4 Min Read
By Frank Pingue
TORONTO, Dec 28 (Reuters) - The Canadian dollar rose for the second straight week against the U.S. currency on Friday, but a bout of profit-taking yanked it back from the five-week high it hit earlier in the session.
Domestic bond prices, with no Canadian data to digest until later next week, followed the U.S. market to a higher close as recent data upped the possibility for a U.S. Federal Reserve rate cut next month.
The Canadian dollar closed at US$1.0198, valuing each U.S. dollar at 98.05 Canadian cents, up from Thursday's close of US$1.0183, or 98.20 Canadian cents per U.S. dollar.
Early in the session the Canadian dollar hit US$1.0250, which marked its highest level since Nov. 20 and gave it a gain of about 4.8 percent over the past two weeks.
But the currency spent most of the last half of the North American session moving lower as traders pocketed a portion of the recent gains ahead of the weekend.
"I think obviously momentum is absent over the holiday period," said Gareth Sylvester, senior currency strategist at HIFX Plc in San Francisco.
"It's just really a case of some short-term positions being closed and a bit of profit-taking ahead of the broken start to the first week of January."
Monday is the last trading day of 2007 as financial markets will close Tuesday for New Year's Day and reopen on Wednesday.
The early rise in the Canadian dollar was mainly a carry over from Thursday when commodity prices appreciated, a positive for the currency, on news that Pakistani opposition leader Benazir Bhutto had been assassinated.
In September, the Canadian dollar pushed past parity with the U.S. dollar for the first time since 1976. It hit a modern-day high of US$1.1039 in November before sliding back.
Canadian bond prices were higher across the curve as dealers took their cue from the U.S. market, given the lack of any domestic data to influence trade.

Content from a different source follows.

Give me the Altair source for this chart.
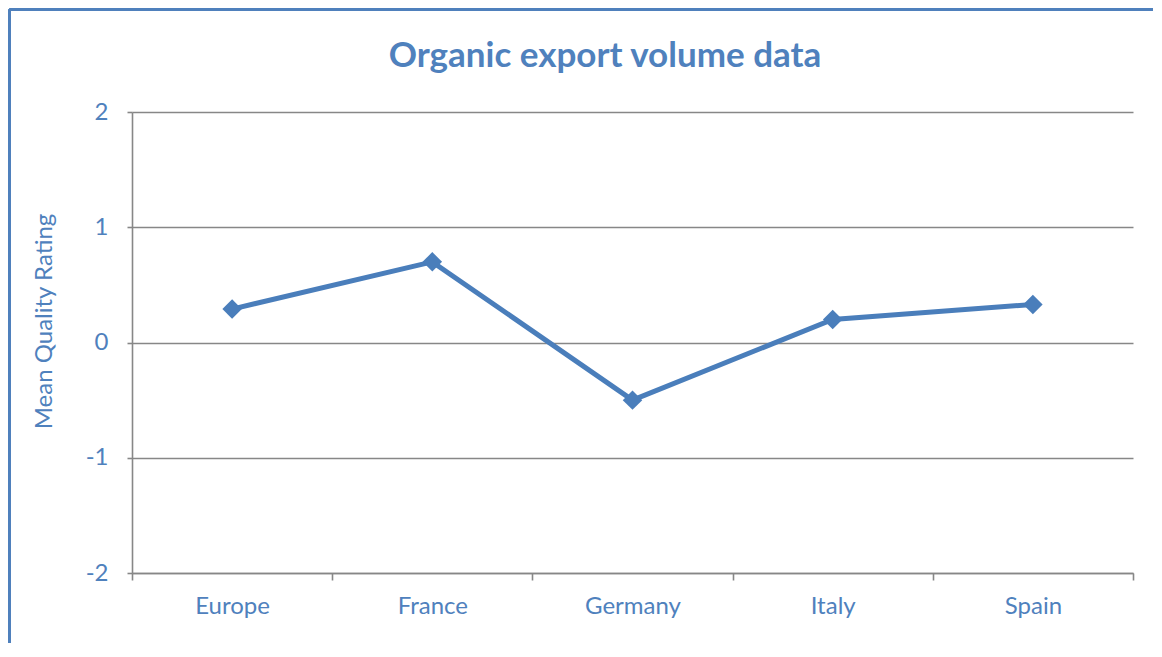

Helping support the desire for bonds was data that showed sales of new single-family U.S. homes fell much more than expected in November.
That came on the heels of data on Thursday that showed weak durable goods orders in November as well as an unexpected drop in jobless claims last week. The reports upped the chances of a Federal Reserve rate cut next month.
The Canadian economic calendar is empty until the release of the industrial product price and raw materials price indexes for November on Jan. 4.
The two-year bond rose 14 Canadian cents to C$100.87 to yield 3.771 percent. The 10-year bond was up 59 Canadian cents at C$99.91 to yield 4.011 percent.
The yield spread between the two-year and 10-year bond was 24.0 basis points, up from 23.7 basis points at the previous close.
The 30-year bond rose C$1.17 to C$115.24 to yield 4.103 percent. In the United States, the 30-year treasury yielded 4.497 percent.
The three-month when-issued T-bill yielded 3.87 percent, down from 3.90 percent at the previous close.